**EXERCISE INSTRUCTIONS**: Return all lines below containing the word "this".
________________________
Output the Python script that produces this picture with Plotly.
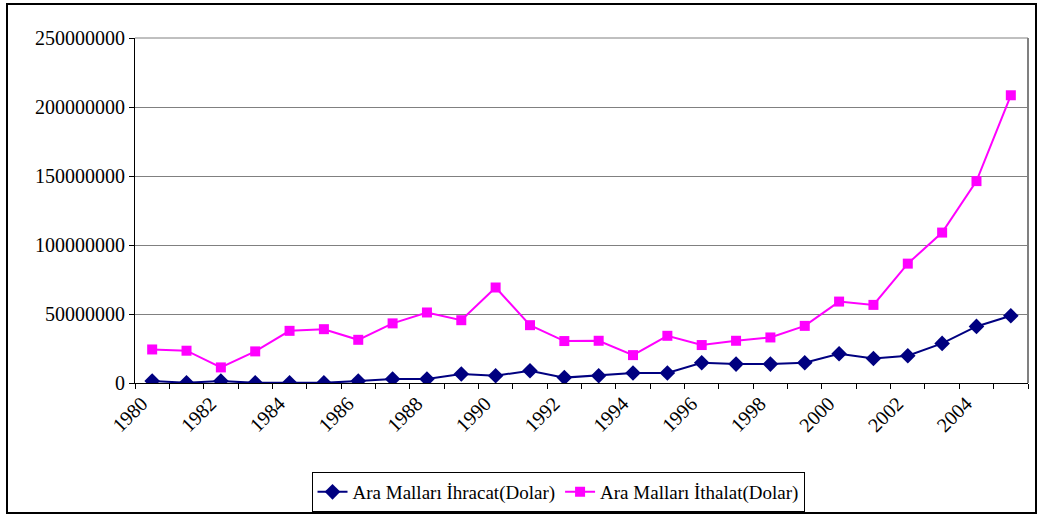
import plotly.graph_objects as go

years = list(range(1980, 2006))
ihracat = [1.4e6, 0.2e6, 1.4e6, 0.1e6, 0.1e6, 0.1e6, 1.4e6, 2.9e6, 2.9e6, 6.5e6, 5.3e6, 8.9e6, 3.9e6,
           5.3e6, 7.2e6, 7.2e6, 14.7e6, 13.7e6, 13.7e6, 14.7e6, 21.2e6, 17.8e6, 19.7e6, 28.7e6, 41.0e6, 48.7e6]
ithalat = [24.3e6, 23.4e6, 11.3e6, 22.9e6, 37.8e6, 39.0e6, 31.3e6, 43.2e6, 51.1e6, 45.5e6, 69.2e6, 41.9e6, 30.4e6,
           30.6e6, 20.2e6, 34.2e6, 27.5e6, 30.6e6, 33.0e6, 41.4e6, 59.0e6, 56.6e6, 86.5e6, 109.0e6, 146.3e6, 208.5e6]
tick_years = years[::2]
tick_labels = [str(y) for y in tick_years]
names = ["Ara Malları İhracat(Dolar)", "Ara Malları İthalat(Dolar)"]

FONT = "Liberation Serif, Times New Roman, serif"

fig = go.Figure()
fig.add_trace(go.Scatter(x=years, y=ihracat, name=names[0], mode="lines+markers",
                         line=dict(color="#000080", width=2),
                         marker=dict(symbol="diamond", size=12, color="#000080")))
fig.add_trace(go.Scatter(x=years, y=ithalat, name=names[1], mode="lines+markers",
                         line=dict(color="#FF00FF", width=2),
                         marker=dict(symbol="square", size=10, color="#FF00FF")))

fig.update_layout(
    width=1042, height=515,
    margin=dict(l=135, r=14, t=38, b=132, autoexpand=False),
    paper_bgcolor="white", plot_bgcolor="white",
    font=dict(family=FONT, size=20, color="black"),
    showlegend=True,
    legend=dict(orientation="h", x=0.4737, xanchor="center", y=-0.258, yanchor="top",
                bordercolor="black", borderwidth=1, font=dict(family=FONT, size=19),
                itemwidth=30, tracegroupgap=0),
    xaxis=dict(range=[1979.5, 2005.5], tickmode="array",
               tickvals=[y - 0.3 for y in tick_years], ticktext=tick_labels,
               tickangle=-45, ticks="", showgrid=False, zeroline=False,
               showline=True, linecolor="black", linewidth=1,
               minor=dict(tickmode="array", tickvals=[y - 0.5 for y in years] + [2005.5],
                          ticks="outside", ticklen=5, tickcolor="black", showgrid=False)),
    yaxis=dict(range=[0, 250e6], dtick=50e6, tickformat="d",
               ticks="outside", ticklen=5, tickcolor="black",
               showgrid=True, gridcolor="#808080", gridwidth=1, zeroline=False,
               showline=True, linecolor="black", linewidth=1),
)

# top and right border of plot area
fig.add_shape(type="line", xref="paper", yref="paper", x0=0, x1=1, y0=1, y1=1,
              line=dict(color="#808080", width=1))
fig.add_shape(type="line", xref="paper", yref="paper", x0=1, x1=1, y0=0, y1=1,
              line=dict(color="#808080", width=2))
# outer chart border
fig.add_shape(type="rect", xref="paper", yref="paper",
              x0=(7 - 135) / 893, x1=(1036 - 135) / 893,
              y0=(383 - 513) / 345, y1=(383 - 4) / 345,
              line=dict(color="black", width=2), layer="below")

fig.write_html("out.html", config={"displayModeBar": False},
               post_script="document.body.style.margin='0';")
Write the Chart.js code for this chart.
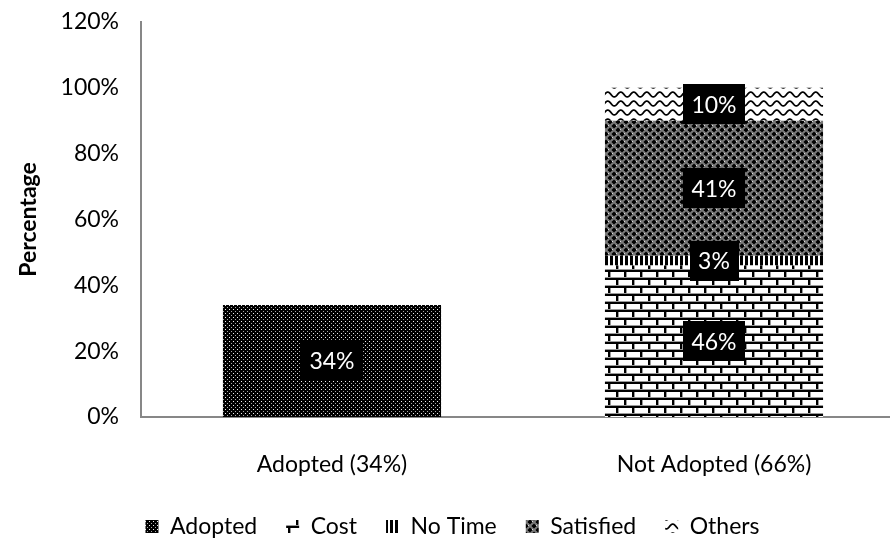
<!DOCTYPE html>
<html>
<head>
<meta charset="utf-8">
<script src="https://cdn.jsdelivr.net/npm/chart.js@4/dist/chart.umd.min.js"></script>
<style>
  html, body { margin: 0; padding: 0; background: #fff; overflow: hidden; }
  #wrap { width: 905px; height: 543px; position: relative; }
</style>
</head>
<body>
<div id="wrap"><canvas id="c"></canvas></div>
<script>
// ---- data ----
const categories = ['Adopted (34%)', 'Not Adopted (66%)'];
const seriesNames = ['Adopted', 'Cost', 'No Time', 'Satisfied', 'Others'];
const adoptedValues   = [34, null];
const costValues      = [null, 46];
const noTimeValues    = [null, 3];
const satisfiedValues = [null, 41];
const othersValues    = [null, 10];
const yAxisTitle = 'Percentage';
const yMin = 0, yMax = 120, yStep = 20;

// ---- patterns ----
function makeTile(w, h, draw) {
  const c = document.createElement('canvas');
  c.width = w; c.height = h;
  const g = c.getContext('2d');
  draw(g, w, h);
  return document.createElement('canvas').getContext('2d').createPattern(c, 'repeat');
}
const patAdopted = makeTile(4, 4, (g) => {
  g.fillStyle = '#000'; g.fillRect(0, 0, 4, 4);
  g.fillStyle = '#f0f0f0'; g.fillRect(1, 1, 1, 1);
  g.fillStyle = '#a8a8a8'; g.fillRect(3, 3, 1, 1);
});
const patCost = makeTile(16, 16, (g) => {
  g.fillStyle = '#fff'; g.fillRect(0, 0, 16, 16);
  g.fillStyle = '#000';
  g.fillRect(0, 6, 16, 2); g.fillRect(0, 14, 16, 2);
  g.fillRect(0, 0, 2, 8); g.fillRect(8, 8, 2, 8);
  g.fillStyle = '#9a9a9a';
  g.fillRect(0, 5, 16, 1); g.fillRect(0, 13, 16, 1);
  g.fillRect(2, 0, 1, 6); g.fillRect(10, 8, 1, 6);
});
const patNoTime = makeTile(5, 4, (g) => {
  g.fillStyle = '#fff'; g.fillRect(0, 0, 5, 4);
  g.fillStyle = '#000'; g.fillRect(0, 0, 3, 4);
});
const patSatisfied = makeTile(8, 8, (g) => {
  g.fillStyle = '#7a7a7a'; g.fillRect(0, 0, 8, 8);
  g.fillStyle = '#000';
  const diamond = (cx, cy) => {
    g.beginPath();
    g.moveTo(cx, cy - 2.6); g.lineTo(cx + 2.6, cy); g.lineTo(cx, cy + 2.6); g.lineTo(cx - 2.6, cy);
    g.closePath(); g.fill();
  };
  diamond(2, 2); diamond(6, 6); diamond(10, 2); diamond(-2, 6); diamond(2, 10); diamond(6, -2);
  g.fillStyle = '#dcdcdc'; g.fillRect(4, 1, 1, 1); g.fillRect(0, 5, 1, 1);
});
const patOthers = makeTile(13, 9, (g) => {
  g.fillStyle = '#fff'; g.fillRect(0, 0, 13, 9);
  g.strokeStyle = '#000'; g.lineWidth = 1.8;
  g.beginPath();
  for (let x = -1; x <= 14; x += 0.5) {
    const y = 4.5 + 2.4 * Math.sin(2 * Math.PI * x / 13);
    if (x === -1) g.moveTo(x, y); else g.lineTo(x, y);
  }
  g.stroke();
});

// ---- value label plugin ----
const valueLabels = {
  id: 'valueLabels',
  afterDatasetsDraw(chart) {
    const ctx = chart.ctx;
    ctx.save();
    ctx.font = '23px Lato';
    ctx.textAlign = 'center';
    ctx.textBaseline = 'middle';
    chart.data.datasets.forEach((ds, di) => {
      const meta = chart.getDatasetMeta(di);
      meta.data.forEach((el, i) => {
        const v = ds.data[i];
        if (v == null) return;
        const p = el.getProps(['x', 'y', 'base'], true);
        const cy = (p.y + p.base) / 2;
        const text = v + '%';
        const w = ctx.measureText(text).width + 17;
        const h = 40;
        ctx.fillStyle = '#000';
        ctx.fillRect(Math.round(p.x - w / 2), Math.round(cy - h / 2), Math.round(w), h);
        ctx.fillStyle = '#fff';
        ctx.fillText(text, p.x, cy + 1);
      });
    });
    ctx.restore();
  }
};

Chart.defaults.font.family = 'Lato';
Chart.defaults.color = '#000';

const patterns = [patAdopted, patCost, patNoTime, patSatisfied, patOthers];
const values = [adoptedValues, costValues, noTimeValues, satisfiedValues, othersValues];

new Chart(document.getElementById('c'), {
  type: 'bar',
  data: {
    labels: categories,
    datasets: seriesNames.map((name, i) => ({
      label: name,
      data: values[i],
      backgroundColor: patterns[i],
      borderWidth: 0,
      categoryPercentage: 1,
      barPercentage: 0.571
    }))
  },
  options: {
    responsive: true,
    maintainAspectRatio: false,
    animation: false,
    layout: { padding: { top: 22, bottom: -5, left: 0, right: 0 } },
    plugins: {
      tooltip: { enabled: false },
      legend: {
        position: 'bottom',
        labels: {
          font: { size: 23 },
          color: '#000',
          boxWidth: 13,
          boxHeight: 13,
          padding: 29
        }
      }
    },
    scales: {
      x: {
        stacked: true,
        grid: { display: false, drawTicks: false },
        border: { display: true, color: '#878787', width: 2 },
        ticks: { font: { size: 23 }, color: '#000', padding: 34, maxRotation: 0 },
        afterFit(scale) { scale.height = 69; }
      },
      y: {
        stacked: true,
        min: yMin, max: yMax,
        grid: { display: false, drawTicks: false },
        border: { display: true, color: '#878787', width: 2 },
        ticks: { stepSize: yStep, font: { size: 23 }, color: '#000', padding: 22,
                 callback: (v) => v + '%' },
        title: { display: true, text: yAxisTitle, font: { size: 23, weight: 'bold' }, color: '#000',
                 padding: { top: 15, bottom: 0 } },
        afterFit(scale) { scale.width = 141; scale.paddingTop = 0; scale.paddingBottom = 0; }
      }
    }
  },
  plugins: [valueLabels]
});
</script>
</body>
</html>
________________________
**IN RESPONSE**:
Output the Python script that produces this picture with Plotly.
Write the Chart.js code for this chart.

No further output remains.